What the task asks: List every line below containing "that".

— START OF Task input —

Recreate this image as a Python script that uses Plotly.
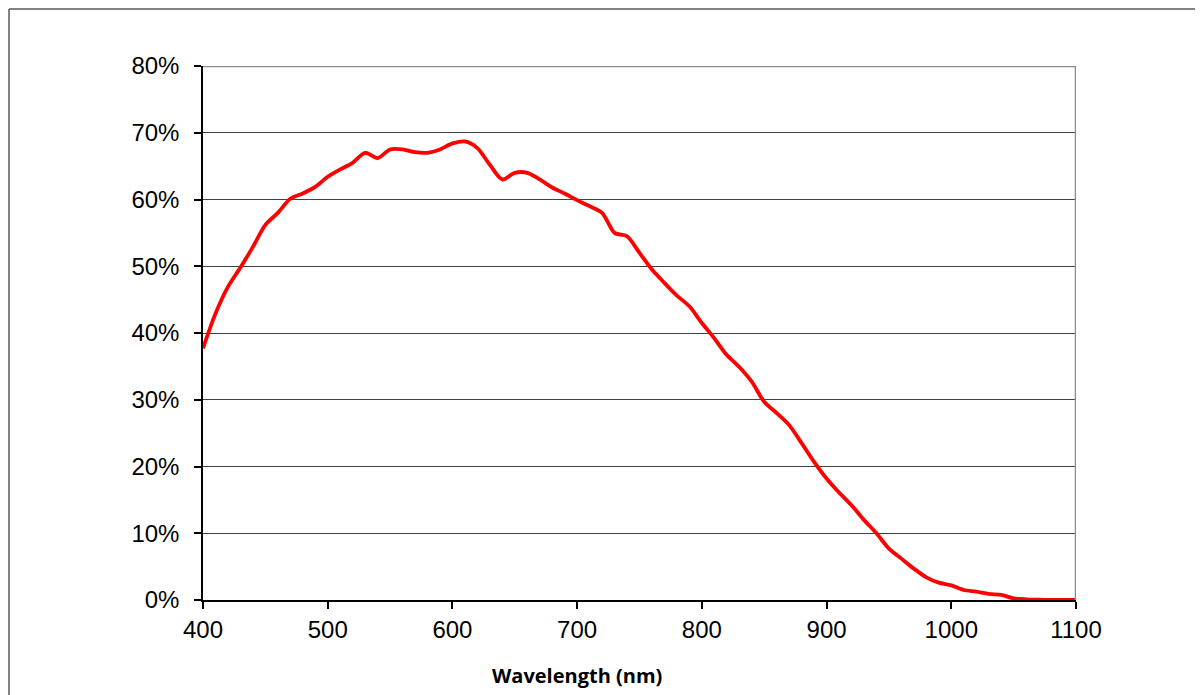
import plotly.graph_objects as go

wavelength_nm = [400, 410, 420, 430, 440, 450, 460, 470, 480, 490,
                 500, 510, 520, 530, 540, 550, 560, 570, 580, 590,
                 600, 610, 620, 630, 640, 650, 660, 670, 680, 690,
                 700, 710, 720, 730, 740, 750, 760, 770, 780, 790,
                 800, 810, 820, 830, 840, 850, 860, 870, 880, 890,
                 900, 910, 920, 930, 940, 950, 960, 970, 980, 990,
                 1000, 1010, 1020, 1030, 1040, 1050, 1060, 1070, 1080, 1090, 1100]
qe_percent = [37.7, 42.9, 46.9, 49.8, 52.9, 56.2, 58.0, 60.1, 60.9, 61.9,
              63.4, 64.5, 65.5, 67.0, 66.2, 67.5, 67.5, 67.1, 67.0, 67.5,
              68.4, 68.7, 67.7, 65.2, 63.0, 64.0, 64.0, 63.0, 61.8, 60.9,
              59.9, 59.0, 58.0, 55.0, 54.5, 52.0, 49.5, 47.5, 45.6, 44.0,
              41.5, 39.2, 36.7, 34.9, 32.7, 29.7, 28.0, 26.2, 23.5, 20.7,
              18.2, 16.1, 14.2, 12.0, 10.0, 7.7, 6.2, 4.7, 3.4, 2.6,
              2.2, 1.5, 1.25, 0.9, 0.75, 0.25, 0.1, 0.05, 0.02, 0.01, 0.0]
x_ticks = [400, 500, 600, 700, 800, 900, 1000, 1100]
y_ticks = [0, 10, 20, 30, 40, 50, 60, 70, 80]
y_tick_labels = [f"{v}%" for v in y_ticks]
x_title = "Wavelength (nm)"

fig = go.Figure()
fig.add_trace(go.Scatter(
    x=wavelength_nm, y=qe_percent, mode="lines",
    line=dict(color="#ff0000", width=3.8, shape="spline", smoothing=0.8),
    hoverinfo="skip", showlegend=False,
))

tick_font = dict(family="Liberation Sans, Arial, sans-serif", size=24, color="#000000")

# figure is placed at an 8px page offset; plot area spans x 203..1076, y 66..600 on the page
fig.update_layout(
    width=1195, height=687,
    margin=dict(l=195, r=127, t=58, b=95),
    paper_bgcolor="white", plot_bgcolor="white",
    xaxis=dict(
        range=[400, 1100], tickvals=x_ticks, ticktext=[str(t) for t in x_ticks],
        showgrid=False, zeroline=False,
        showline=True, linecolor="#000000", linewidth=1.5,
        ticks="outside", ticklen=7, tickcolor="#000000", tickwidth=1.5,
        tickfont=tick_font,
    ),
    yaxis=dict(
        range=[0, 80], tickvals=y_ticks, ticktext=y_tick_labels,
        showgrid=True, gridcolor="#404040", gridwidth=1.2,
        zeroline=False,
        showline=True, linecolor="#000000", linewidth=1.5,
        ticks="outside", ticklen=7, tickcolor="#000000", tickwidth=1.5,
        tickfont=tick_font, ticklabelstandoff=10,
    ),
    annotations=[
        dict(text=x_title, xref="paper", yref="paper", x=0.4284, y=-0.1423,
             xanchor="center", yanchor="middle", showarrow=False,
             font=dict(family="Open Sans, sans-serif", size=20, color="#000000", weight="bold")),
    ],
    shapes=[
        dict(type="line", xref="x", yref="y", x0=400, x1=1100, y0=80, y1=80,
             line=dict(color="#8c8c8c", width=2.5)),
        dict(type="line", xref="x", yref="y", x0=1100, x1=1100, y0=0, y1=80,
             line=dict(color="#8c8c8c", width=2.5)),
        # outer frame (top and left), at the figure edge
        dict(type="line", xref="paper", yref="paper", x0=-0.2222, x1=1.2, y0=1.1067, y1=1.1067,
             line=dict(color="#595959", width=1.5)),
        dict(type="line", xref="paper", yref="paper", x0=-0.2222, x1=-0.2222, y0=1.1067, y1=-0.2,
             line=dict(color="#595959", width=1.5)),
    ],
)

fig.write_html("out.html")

— END OF Task input —
— START OF Task input —

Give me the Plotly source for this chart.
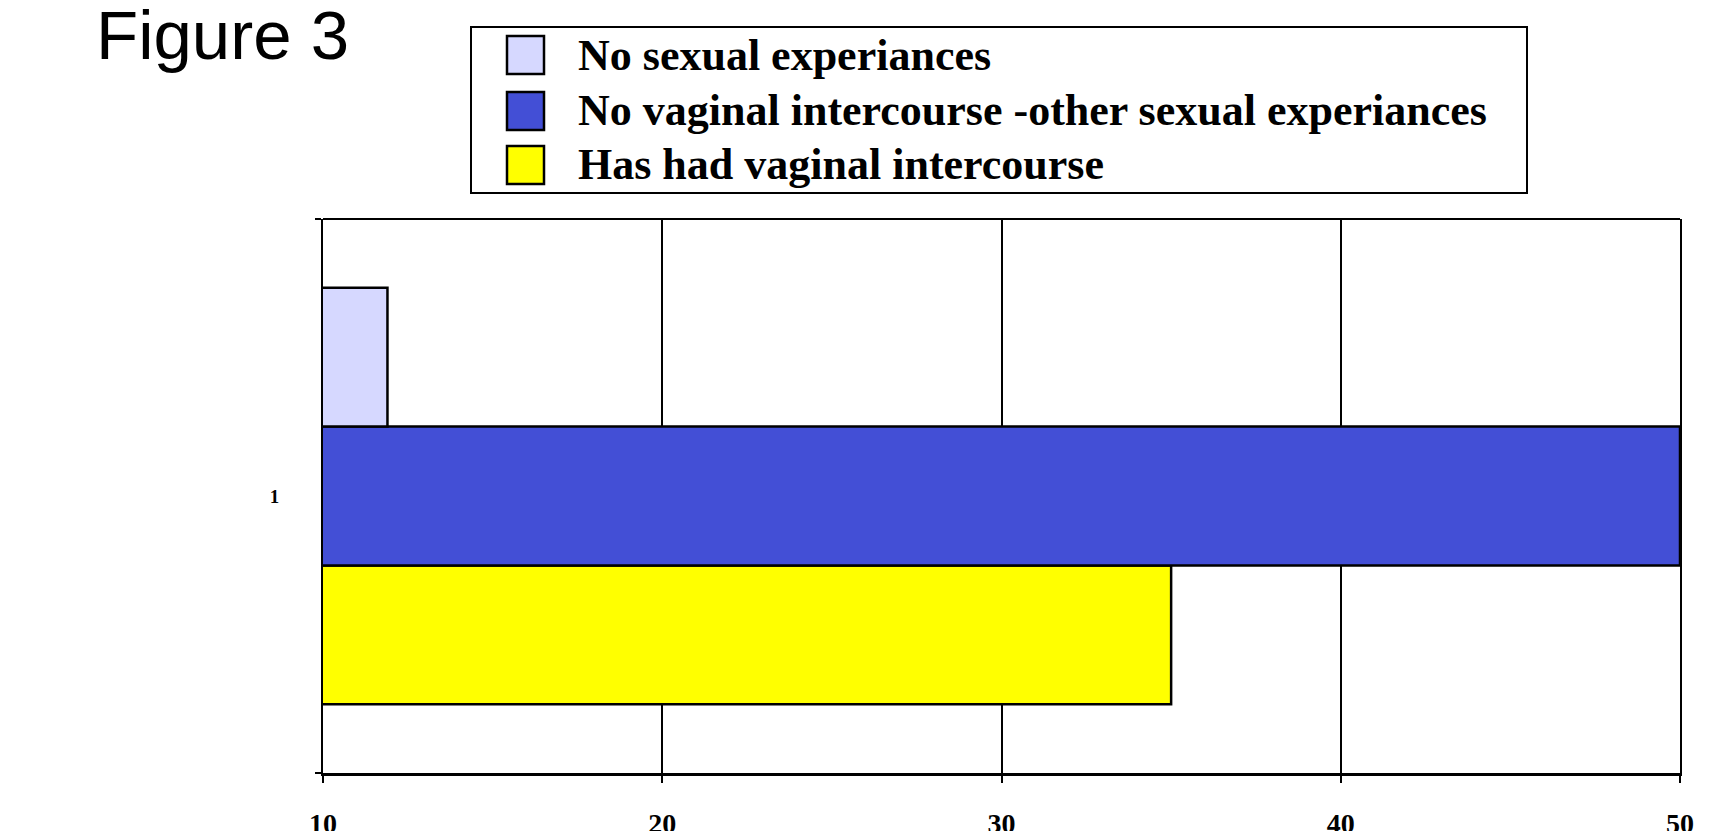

— END OF Task input —
— START OF Task input —

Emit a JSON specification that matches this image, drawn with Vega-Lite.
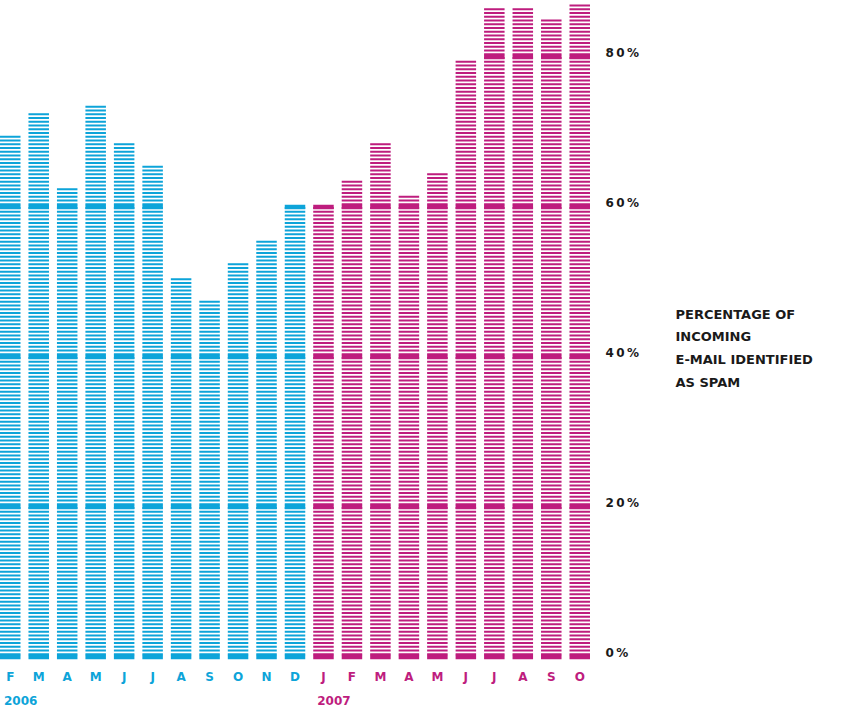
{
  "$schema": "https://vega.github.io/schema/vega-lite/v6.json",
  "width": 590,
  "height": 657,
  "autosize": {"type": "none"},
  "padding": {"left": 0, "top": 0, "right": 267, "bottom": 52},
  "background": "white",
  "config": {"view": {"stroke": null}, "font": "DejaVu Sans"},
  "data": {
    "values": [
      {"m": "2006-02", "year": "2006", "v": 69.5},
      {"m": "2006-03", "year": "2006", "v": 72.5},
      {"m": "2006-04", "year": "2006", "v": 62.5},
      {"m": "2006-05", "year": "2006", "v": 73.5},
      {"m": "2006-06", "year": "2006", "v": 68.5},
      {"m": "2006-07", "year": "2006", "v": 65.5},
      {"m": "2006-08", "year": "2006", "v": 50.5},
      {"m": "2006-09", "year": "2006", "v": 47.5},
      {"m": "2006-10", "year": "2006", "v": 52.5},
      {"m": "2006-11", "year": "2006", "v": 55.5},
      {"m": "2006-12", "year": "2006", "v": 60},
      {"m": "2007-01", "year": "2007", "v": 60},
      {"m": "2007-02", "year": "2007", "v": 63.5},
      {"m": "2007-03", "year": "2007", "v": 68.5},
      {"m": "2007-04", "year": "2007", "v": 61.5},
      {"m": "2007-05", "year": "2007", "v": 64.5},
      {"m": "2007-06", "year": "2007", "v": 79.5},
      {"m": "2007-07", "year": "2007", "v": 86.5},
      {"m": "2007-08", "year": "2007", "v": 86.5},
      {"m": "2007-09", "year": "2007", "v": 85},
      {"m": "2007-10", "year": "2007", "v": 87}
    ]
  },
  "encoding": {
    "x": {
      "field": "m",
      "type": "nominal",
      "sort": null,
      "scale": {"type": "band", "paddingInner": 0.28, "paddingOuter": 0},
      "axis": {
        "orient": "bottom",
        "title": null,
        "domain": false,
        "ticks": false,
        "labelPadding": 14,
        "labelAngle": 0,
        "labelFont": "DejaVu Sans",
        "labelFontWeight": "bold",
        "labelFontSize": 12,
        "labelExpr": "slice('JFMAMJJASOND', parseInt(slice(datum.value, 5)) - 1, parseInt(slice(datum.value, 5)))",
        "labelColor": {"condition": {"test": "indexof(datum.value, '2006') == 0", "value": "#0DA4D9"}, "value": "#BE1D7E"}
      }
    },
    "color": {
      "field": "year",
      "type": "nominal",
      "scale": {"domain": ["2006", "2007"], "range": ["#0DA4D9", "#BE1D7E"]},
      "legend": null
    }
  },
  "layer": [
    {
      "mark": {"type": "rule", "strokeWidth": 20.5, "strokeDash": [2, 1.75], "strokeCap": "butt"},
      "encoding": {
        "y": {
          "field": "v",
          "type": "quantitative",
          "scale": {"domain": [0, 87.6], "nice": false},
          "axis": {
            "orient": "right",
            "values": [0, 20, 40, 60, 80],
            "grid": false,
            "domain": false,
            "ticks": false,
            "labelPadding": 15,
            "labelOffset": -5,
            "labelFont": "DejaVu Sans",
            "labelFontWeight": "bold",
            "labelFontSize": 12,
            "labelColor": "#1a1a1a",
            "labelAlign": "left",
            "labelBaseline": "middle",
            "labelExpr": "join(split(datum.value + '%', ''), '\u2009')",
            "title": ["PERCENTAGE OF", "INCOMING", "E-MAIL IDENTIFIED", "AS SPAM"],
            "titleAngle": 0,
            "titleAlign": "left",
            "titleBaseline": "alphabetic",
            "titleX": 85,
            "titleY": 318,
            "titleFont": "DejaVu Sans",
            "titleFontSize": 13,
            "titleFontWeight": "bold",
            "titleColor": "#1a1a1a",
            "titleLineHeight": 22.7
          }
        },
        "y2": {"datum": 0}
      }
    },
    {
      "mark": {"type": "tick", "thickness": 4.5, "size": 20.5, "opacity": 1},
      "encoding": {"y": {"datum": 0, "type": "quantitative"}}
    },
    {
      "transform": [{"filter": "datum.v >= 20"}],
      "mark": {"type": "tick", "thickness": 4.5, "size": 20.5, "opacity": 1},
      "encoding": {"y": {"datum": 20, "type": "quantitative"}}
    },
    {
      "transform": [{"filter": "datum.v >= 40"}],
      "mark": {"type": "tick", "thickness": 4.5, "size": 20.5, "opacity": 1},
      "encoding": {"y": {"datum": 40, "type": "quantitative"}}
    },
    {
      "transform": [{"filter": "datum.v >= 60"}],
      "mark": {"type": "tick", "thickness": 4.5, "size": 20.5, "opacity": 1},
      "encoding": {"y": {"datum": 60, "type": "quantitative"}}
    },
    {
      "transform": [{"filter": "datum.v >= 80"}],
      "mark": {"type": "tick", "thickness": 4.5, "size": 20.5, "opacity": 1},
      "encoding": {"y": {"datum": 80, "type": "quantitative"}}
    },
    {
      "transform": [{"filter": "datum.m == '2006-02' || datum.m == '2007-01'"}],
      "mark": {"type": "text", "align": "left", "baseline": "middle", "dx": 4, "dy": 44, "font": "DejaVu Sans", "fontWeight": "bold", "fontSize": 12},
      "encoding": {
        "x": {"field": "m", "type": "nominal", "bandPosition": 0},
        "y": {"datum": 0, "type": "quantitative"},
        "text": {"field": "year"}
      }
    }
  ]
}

— END OF Task input —

Response for this exercise:
Recreate this image as a Python script that uses Plotly.
Emit a JSON specification that matches this image, drawn with Vega-Lite.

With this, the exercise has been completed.